例えば、2017年6月に、不当な人事評価による93%もの賞与減額に対し、人事権の濫用を認め、賠償命令が下された判決がありました(*1)。

このような例に限らず、人事評価と給与・賞与は密接に関わるため、流されるがまま無闇に働き方改革を進めると、意図せずとも上記の判決例同様、トラブルに繋がりかねません。

「人事権」とは?

人事権とは、一般に、採用・配置・異動などの勤務場所や担当業務の決定、昇進・昇格・降格などの労働者の地位の決定、休職・解雇などの労働者の処遇の決定について、会社が社員に対して有する権限のことをいいます。

人事権の中身としては、

・職務内容や勤務地を決定する「配転命令権
・子会社・関連会社等での業務を命じる「出向命令権
・企業秩序の違反行為に対する「懲戒権
・労働契約を解約する「解雇権

などがあります。

裁量の大きい「人事権の行使」だが公正でなければならない

人事権を行使するに際しては、会社の事業内容や事業環境、経営方針や経営状況などの様々な事情を総合的に考慮して、専門的、合目的的に判断する必要があるとされています。
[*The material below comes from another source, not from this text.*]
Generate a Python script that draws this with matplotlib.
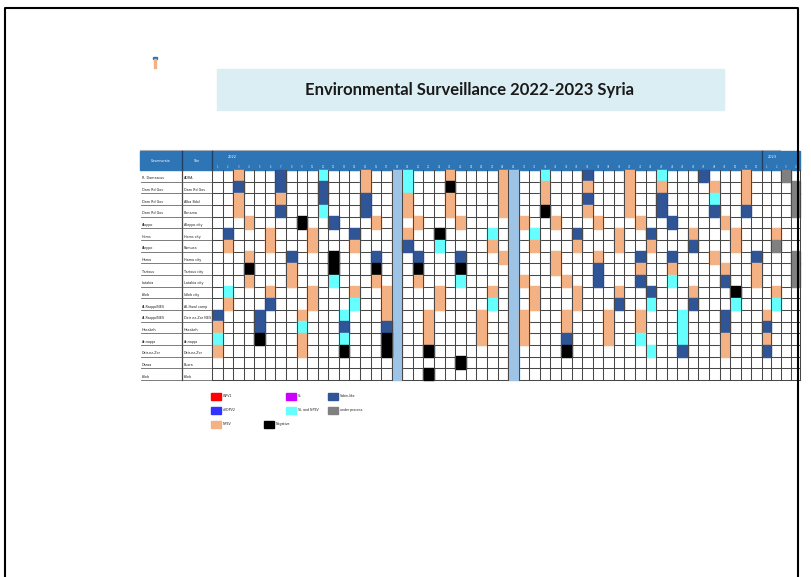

そのため、人事権の行使については、会社の裁量の余地が大きいと考えられています。

もっとも、人事権の行使について、裁量の余地が大きいとはいえ、その権限の行使は公正なものでなければなりません

労働関係の基本原則である「均等待遇の原則」(労働基準法3条)などによる規制はもちろん、労働契約法では、出向や懲戒、解雇の場面で、権利の濫用と認められた場合には、無効と規定するなど、法的規制が及んでいます。

また、労働契約や就業規則などによる規制を受けることもあります。

「人事権の濫用」に該当するケースとは?

では、どのような場合に、「人事権の濫用」と判断されるのでしょうか?

これについては、下記のように、

・業務上の必要性が全く無い
・嫌がらせや見せしめといった不当な動機や目的がある
・通常社員として甘受すべき程度を著しく超える不利益を負わせる
・特定の社員に対して著しく不合理な評価を行う

など、社会通念上許容できないと認められる場合には、権限の濫用と判断されることになり、無効となります。

なお、雇用契約上または不法行為法上は「違法」と判断され、損害賠償の対象になります。

降格が有効でも「賃金引下げ」は無効となる場合がある

人事権の行使で注意していただきたいのが、降格に伴う賃金引下げです(ここでいう降格とは「懲戒処分としての降格」ではありません)。

例えば、ある社員の役職を部長から課長に降格した場合、その降格に伴って賃金も同時に引下げることが多いのではないかと思います。

この場合、たとえ課長への降格が法的に有効であったとしても、賃金引下げが当然に有効となるわけではありません

部長から課長への降格は「人事権の行使」の問題ですが、賃金引下げは「労働条件の変更」であって、「人事権の行使」とは別の問題だからです。

つまり、賃金の引下げについては、降格と連動するという労働契約上や就業規則上の根拠が別途必要になります。

このように、降格は有効でも、賃金引下げは無効となる場合がありますので、皆様ご注意を。